While China has long-standing relationships with regional organizations, its involvement in the Middle East is growing as a result of several agreements with various Middle Eastern countries. The China-Arab States Cooperation Forum (CASCF), established in 2004, the China-Gulf Cooperation Council (GCC) Strategic Dialogue, established in 2010, and the publication of an Arab policy paper in 2016, which provides an understanding of China’s regional policies and goals, are notable turning points in China’s quest for the regional dominance.
China’s dedication to developing strategic alliances and advancing economic growth in the region goes beyond its conventional energy objectives. The China-GCC Summit and the first China-Arab States in 2022 prove the growing regional interests of Beijing. These developments highlight China’s expanding Middle Eastern participation, which has a substantial impact on regional geopolitics and contributes to changes in the US-led world order.
China is undoubtedly prepared to advance its political and economic interests around the globe to secure crucial resources and get access to Middle Eastern markets. Furthermore, China’s policy of non-interference in its allies’ internal affairs makes it a desirable choice for Middle Eastern nations wanting a variety of economic and geopolitical connections, giving them greater autonomy in both their domestic and foreign affairs.
The Middle Powers’ Shift Towards Multipolarity
It’s important to highlight that middle powers are playing an increasingly important role in global power politics against the backdrop of China’s growing prominence and are contributing towards the emergence of a multipolar world order. Middle powers, including some Middle Eastern nations, are gaining influence and actively participating in shaping international affairs. Their growing role alongside major powers like China is transforming the traditional power balance.
China’s trade ties with Middle Eastern nations have grown significantly, and in 2020, China overtook the EU as the GCC’s top trading partner. This economic cooperation is further cemented by the signing of various trade agreements with Gulf countries. China’s Belt and Road Initiative (BRI) projects in the Middle East have become a crucial tool for augmenting its political influence in the area. Further underscoring China’s commitment to the region, a marine route under the BRI project intends to address China’s energy demands coming from the Middle East.
Notably, in 2021, almost a quarter of Chinese BRI investments were made in the Middle East. China has made significant investments in the region, with $10.5 billion set aside for construction contracts in Iraq in 2021 alone. Additionally, China has contributed $10 billion to the construction of infrastructure in northern Iraq’s autonomous region of Kurdistan. Additionally, Iran has received around 10% of the BRI funding overall, aiding in the growth of its ports in the Strait of Hormuz.
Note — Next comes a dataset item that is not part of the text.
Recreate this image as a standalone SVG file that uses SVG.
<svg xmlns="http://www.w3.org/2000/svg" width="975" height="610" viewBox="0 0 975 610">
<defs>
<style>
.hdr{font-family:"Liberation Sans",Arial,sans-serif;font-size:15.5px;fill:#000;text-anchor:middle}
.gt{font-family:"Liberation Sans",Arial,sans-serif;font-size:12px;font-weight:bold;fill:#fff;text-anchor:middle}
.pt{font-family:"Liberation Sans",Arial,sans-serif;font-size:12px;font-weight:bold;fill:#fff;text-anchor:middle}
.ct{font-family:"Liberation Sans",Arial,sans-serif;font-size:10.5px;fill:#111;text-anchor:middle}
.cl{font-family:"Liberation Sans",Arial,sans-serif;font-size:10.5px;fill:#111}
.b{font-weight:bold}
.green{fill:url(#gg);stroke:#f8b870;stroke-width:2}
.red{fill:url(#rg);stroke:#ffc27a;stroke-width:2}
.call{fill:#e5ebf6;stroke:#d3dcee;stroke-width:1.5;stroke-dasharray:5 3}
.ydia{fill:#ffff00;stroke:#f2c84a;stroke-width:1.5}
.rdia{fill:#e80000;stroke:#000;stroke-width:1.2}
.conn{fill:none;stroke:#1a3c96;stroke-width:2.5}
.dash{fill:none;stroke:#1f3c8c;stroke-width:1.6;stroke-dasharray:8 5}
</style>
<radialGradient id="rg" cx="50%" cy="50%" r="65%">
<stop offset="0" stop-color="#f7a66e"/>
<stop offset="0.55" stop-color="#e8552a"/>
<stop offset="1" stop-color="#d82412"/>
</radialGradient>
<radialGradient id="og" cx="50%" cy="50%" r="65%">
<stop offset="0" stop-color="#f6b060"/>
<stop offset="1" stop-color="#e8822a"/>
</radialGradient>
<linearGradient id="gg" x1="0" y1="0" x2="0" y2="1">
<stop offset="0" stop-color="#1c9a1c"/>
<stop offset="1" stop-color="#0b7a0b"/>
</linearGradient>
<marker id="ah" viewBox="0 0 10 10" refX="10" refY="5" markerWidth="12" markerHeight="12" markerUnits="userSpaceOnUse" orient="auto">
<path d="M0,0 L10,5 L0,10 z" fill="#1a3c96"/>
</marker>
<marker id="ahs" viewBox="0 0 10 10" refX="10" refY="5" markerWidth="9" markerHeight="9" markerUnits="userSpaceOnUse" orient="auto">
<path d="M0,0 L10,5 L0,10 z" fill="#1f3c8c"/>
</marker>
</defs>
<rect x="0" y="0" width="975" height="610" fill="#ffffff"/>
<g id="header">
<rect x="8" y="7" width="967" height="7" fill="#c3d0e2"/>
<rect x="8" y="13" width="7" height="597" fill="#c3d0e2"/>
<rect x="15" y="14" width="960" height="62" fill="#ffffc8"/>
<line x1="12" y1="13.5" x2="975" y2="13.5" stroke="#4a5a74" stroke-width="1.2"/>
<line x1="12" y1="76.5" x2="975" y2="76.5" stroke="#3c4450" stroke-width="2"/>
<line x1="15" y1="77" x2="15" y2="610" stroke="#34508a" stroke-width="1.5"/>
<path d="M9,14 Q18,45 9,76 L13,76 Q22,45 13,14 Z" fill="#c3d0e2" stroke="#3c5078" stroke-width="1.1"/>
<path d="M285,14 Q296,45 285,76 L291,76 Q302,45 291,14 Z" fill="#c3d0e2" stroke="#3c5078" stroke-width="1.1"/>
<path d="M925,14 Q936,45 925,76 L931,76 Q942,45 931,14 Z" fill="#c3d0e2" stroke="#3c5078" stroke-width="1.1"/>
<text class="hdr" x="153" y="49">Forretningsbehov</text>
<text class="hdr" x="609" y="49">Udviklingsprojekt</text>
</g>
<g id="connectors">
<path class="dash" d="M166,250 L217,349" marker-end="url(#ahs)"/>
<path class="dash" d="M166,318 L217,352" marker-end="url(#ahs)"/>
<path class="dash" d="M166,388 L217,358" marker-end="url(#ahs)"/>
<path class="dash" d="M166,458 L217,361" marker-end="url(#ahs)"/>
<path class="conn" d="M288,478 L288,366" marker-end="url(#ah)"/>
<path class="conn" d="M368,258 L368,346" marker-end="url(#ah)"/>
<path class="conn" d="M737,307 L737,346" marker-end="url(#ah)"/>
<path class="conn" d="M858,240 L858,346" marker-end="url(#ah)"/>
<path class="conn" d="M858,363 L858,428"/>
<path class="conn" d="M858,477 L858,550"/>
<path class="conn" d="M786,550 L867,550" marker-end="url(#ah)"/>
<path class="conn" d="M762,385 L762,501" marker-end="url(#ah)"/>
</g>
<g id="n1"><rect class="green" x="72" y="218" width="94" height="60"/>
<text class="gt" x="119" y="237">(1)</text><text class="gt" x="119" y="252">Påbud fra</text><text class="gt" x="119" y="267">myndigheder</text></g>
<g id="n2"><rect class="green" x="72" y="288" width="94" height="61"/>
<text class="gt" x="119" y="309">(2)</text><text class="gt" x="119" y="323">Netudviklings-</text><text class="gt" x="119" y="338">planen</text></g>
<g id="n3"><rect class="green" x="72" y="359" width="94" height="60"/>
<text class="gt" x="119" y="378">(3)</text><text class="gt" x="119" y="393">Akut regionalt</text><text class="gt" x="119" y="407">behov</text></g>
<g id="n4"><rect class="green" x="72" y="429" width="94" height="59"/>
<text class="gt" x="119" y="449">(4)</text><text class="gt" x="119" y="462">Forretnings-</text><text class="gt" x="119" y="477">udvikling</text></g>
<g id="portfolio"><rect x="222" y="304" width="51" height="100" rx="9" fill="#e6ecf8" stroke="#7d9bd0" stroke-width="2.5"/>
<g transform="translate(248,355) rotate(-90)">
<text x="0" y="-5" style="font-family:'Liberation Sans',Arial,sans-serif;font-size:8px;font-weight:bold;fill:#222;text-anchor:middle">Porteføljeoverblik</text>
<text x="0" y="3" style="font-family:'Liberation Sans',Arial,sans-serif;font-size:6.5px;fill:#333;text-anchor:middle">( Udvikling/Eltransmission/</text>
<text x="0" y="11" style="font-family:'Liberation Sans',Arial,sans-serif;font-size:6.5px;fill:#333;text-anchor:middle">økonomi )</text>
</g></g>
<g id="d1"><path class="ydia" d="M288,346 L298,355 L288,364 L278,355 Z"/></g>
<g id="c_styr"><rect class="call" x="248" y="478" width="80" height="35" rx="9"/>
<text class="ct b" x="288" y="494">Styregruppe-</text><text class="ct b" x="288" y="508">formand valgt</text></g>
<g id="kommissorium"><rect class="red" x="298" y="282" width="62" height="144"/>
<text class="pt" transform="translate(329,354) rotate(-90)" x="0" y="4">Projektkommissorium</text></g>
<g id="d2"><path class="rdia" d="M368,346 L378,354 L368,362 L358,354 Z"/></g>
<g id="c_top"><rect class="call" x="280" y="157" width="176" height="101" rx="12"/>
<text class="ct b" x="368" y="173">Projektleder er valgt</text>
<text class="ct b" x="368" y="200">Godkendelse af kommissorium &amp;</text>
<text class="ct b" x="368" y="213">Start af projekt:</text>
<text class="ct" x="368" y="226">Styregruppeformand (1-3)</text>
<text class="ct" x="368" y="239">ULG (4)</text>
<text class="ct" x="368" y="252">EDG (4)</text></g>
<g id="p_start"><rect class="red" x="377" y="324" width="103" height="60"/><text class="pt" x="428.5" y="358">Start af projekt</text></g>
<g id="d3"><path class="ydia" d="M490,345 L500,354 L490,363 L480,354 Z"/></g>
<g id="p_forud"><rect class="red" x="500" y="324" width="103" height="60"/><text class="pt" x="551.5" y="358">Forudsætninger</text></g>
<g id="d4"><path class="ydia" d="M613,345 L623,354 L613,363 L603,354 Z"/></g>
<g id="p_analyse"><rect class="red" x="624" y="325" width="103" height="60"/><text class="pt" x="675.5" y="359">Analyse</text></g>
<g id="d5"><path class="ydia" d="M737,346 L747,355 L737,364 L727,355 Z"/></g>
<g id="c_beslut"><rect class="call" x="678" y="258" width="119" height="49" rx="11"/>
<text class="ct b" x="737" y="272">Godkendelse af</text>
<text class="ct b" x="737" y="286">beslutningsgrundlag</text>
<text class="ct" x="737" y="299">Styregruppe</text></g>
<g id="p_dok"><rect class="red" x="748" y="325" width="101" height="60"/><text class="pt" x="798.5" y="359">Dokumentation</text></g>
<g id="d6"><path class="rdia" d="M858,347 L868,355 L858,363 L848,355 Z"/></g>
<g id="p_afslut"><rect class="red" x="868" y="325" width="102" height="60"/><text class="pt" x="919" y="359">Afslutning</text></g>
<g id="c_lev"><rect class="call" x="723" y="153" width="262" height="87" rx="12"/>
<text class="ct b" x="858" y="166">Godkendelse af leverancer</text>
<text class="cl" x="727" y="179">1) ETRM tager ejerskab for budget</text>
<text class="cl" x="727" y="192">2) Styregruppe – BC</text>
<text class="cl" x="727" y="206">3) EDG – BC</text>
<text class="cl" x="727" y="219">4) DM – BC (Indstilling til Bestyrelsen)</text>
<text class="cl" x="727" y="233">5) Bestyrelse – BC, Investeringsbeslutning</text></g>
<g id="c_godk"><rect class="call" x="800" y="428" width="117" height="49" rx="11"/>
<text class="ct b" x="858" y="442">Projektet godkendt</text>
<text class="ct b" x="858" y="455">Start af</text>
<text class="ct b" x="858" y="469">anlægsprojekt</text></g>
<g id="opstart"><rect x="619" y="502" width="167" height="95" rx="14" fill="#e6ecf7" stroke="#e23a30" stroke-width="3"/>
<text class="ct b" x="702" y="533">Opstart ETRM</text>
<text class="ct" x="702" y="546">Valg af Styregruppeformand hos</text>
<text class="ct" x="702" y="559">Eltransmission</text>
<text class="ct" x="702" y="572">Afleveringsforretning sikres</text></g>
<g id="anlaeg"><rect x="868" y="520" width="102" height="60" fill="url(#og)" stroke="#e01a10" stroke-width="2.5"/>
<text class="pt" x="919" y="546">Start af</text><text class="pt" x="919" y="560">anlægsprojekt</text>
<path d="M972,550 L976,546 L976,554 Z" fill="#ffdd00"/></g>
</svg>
Saudi Arabia supports Chinese investments in cutting-edge technology and research, and China has secured 5G partnerships through its Digital Silk Road program in recognition of the Middle East’s aspirations for digital growth. Furthermore, China and Israel are working more closely together on infrastructure, security, and technology, which has alarmed the US.
China is committed to promoting peace and stability in the region, as evidenced by its strong ties with Middle Eastern countries and its economic and strategic interests in the region. China is prepared to fill the gap created by the United States’ shift in focus from the Middle East to Southeast Asia, as seen by its expanding arms sales and military drills with important Middle Eastern players like Iran and Saudi Arabia in addition to Russia.
China’s decision to supply contemporary weapons to neighbors after the United States declined to do so strengthens its position. In critical regional crises like the Afghan issue, the JCPOA talks, and the peace initiatives in Syria and Yemen, China has also emerged as a key mediator. Western countries have expressed concern over Saudi Arabia and Iran’s involvement in BRICS, as well as their participation in the Shanghai Cooperation Organization (SCO) and recommendations for the de-dollarization of the BRICS framework.
China’s Hard and Soft Powers
Iran’s improving ties with Saudi Arabia, Russia, and China may make it harder for the United States to enforce sanctions against it. The geopolitical landscape has changed as a result of China’s expanding worldwide influence and its standing as a trustworthy friend, affecting both regional and international powers. Growing Chinese influence in the Middle East has a variety of effects since it strengthens China’s soft power and increases its political sway there.
Middle Eastern countries are increasingly considering China as a substitute for the United States to provide their needs in terms of finance, development, and security. Therefore, Israel and the United States’ hegemony in the region and globally faces threats from China’s growing influence. This change emphasizes the necessity for the United States to improve its reputation and reevaluate its Middle East policies to maintain its position as a trusted ally for neighboring nations.